▶ _REQUIRED TASK_
Drop every picture, then transcribe the remaining data exactly.

▶ _PROVIDED DATA_
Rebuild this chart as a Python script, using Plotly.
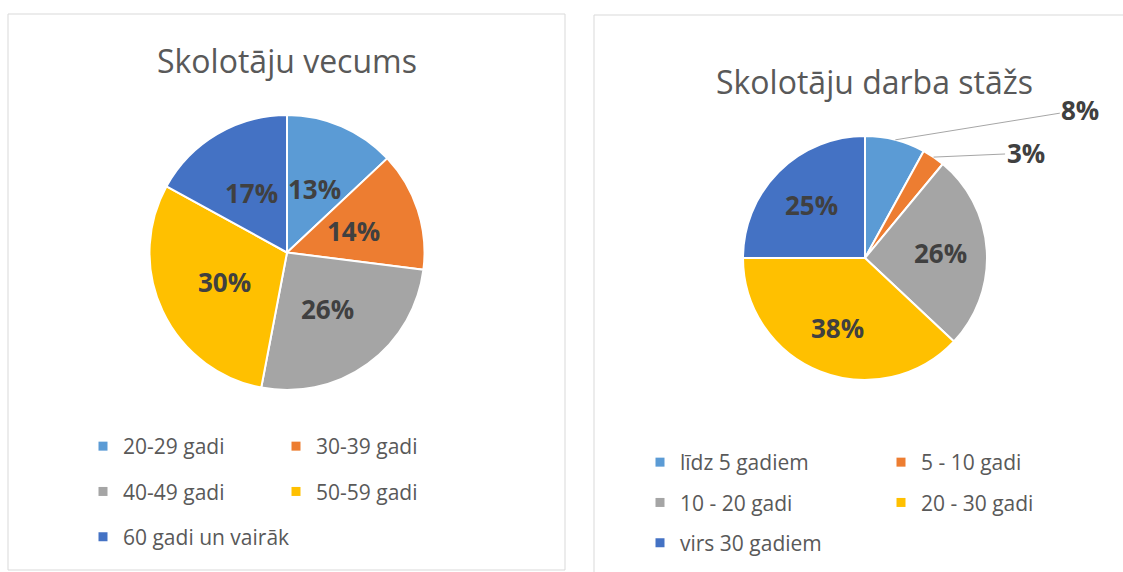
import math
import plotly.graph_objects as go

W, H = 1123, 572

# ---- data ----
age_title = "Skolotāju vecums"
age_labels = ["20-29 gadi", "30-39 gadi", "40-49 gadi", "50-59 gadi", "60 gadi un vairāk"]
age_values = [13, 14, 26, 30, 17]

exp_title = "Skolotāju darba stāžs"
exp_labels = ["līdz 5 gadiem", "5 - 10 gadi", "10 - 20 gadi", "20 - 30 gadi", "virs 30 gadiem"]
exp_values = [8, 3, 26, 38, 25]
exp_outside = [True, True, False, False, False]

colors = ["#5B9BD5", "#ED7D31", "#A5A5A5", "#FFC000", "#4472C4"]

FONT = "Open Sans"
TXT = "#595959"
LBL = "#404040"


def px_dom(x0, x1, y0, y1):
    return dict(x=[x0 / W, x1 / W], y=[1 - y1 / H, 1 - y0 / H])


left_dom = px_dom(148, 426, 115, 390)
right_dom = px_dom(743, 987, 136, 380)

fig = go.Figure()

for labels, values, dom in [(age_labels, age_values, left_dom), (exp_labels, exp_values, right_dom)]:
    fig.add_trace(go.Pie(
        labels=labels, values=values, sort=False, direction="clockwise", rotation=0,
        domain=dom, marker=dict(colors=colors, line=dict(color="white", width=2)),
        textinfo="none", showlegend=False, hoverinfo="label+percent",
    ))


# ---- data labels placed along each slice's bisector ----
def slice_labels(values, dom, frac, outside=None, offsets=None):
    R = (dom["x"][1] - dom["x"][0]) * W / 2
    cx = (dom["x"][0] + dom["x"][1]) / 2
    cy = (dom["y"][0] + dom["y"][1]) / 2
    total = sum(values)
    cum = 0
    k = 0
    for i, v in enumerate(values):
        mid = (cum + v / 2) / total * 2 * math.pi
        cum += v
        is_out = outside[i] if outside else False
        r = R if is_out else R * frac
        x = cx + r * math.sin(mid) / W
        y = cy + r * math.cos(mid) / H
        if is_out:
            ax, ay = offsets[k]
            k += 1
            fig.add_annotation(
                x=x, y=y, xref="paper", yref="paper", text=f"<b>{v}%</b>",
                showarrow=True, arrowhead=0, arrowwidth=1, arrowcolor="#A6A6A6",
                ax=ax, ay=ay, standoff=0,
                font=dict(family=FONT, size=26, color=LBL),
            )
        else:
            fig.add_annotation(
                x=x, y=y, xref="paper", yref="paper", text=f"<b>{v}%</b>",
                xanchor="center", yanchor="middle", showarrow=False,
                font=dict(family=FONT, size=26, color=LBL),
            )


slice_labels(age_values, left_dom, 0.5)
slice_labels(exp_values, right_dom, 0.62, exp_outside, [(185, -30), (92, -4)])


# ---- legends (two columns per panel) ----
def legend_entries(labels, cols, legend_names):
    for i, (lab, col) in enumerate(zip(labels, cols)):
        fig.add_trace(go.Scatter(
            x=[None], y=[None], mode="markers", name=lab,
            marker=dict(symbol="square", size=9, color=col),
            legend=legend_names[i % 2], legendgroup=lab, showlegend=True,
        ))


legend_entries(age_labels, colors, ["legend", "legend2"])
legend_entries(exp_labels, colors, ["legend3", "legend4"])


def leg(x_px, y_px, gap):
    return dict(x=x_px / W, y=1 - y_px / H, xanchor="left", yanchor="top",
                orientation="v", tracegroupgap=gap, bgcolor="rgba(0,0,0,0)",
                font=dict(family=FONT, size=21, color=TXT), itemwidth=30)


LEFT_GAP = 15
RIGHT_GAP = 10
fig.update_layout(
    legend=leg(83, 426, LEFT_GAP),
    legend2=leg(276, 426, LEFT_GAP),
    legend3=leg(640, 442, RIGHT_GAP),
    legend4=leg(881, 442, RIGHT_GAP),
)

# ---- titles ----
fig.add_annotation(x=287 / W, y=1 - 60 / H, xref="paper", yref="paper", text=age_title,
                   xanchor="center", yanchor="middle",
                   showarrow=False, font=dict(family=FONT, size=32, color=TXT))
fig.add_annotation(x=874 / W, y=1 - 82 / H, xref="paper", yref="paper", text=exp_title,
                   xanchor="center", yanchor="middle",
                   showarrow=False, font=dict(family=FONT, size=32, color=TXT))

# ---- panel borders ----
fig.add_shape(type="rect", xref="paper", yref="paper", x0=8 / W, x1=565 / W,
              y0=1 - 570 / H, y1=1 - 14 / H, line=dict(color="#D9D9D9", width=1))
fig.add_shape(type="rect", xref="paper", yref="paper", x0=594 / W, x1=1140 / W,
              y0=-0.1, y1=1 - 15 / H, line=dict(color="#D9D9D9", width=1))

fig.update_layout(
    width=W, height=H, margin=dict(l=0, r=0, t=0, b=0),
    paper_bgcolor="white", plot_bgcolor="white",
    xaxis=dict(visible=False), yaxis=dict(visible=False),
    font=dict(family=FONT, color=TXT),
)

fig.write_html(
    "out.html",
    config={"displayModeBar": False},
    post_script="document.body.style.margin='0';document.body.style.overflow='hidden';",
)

▶ _WRITTEN SOLUTION_
Rebuild this chart as a Python script, using Plotly.
import math
import plotly.graph_objects as go

W, H = 1123, 572

# ---- data ----
age_title = "Skolotāju vecums"
age_labels = ["20-29 gadi", "30-39 gadi", "40-49 gadi", "50-59 gadi", "60 gadi un vairāk"]
age_values = [13, 14, 26, 30, 17]

exp_title = "Skolotāju darba stāžs"
exp_labels = ["līdz 5 gadiem", "5 - 10 gadi", "10 - 20 gadi", "20 - 30 gadi", "virs 30 gadiem"]
exp_values = [8, 3, 26, 38, 25]
exp_outside = [True, True, False, False, False]

colors = ["#5B9BD5", "#ED7D31", "#A5A5A5", "#FFC000", "#4472C4"]

FONT = "Open Sans"
TXT = "#595959"
LBL = "#404040"


def px_dom(x0, x1, y0, y1):
    return dict(x=[x0 / W, x1 / W], y=[1 - y1 / H, 1 - y0 / H])


left_dom = px_dom(148, 426, 115, 390)
right_dom = px_dom(743, 987, 136, 380)

fig = go.Figure()

for labels, values, dom in [(age_labels, age_values, left_dom), (exp_labels, exp_values, right_dom)]:
    fig.add_trace(go.Pie(
        labels=labels, values=values, sort=False, direction="clockwise", rotation=0,
        domain=dom, marker=dict(colors=colors, line=dict(color="white", width=2)),
        textinfo="none", showlegend=False, hoverinfo="label+percent",
    ))


# ---- data labels placed along each slice's bisector ----
def slice_labels(values, dom, frac, outside=None, offsets=None):
    R = (dom["x"][1] - dom["x"][0]) * W / 2
    cx = (dom["x"][0] + dom["x"][1]) / 2
    cy = (dom["y"][0] + dom["y"][1]) / 2
    total = sum(values)
    cum = 0
    k = 0
    for i, v in enumerate(values):
        mid = (cum + v / 2) / total * 2 * math.pi
        cum += v
        is_out = outside[i] if outside else False
        r = R if is_out else R * frac
        x = cx + r * math.sin(mid) / W
        y = cy + r * math.cos(mid) / H
        if is_out:
            ax, ay = offsets[k]
            k += 1
            fig.add_annotation(
                x=x, y=y, xref="paper", yref="paper", text=f"<b>{v}%</b>",
                showarrow=True, arrowhead=0, arrowwidth=1, arrowcolor="#A6A6A6",
                ax=ax, ay=ay, standoff=0,
                font=dict(family=FONT, size=26, color=LBL),
            )
        else:
            fig.add_annotation(
                x=x, y=y, xref="paper", yref="paper", text=f"<b>{v}%</b>",
                xanchor="center", yanchor="middle", showarrow=False,
                font=dict(family=FONT, size=26, color=LBL),
            )


slice_labels(age_values, left_dom, 0.5)
slice_labels(exp_values, right_dom, 0.62, exp_outside, [(185, -30), (92, -4)])


# ---- legends (two columns per panel) ----
def legend_entries(labels, cols, legend_names):
    for i, (lab, col) in enumerate(zip(labels, cols)):
        fig.add_trace(go.Scatter(
            x=[None], y=[None], mode="markers", name=lab,
            marker=dict(symbol="square", size=9, color=col),
            legend=legend_names[i % 2], legendgroup=lab, showlegend=True,
        ))


legend_entries(age_labels, colors, ["legend", "legend2"])
legend_entries(exp_labels, colors, ["legend3", "legend4"])


def leg(x_px, y_px, gap):
    return dict(x=x_px / W, y=1 - y_px / H, xanchor="left", yanchor="top",
                orientation="v", tracegroupgap=gap, bgcolor="rgba(0,0,0,0)",
                font=dict(family=FONT, size=21, color=TXT), itemwidth=30)


LEFT_GAP = 15
RIGHT_GAP = 10
fig.update_layout(
    legend=leg(83, 426, LEFT_GAP),
    legend2=leg(276, 426, LEFT_GAP),
    legend3=leg(640, 442, RIGHT_GAP),
    legend4=leg(881, 442, RIGHT_GAP),
)

# ---- titles ----
fig.add_annotation(x=287 / W, y=1 - 60 / H, xref="paper", yref="paper", text=age_title,
                   xanchor="center", yanchor="middle",
                   showarrow=False, font=dict(family=FONT, size=32, color=TXT))
fig.add_annotation(x=874 / W, y=1 - 82 / H, xref="paper", yref="paper", text=exp_title,
                   xanchor="center", yanchor="middle",
                   showarrow=False, font=dict(family=FONT, size=32, color=TXT))

# ---- panel borders ----
fig.add_shape(type="rect", xref="paper", yref="paper", x0=8 / W, x1=565 / W,
              y0=1 - 570 / H, y1=1 - 14 / H, line=dict(color="#D9D9D9", width=1))
fig.add_shape(type="rect", xref="paper", yref="paper", x0=594 / W, x1=1140 / W,
              y0=-0.1, y1=1 - 15 / H, line=dict(color="#D9D9D9", width=1))

fig.update_layout(
    width=W, height=H, margin=dict(l=0, r=0, t=0, b=0),
    paper_bgcolor="white", plot_bgcolor="white",
    xaxis=dict(visible=False), yaxis=dict(visible=False),
    font=dict(family=FONT, color=TXT),
)

fig.write_html(
    "out.html",
    config={"displayModeBar": False},
    post_script="document.body.style.margin='0';document.body.style.overflow='hidden';",
)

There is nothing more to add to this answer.